In its recent EMEA ['Europe, Middle East and Africa'] midyear corporate credit outlook and industry trends report, S&P Global Ratings said the risk trend for global trade has taken a turn for the worse as the US moves to target key strategic industries in China and systemic risks surface in Europe.

“While Europe is not (yet) directly involved in this bilateral negotiation, the threat of US auto tariffs, deferred for six months, would have serious financial repercussions for the auto industry in Europe if deployed,” it added.

But in light of economic headwinds, and with global growth stuttering, there has been a clear switch in monetary policy direction from the US Federal Reserve and European Central Bank, said S&P Global Ratings Senior Director Gareth Williams.

"For the non-financial corporate sector, this environment has remained relatively comfortable given ample and cheap liquidity that has helped keep default rates historically low. Signs of financial excess have crept in the form of eroded covenants and less stringent documentation. Systemic fragilities and ebbing corporate credit quality give us cause for concern," Williams added.

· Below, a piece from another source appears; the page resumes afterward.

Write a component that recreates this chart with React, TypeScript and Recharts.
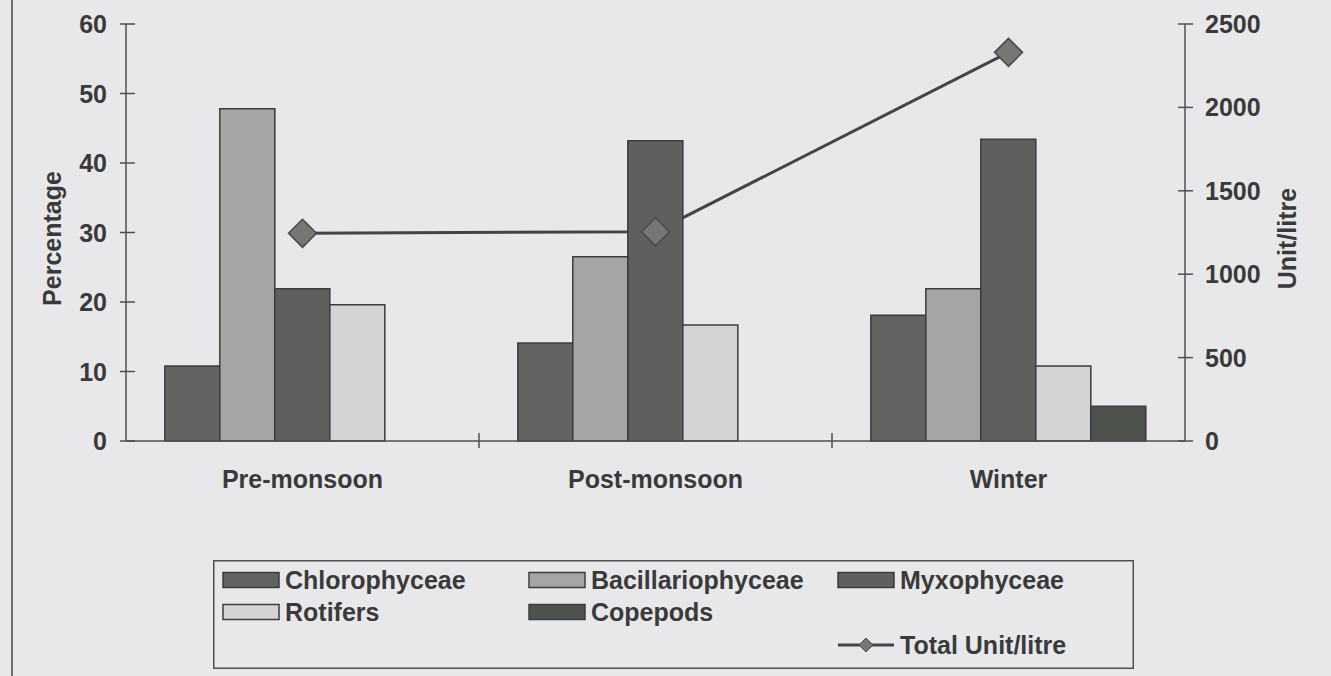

For instance, global manufacturing purchasing manager indices are deteriorating rapidly. In part reflecting these risks, S&P Global Ratings' global net outlook bias for non-financial corporates has “turned lower in the second half of 2019.”

The rating agency said that while growth remains positive in the majority of sectors, European corporate credit quality is on a downward trend.

Inevitably, many of the concerns relate to the political situation, both in terms of trade tensions and regional developments. “The risks to European automakers of higher tariffs being imposed by the US remains a particular credit concern. Event risk surrounding Brexit and the deteriorating political cohesion apparent across Europe is also a major concern.” 

A key structural concern remains Italy, where fiscal imbalances and political differences with the EU present a potent risk that could escalate further if the economic slowdown gains traction.

However, monetary policy switches are likely to prevent a full-blown recession in Europe, as central banks have once again “signalled a return to the tried and tested analgesic of monetary stimulus.”

“Our base case remains that stimulus will avert recession, but systemic fragilities and ebbing corporate credit quality give cause for concern,” S&P Global Ratings concluded.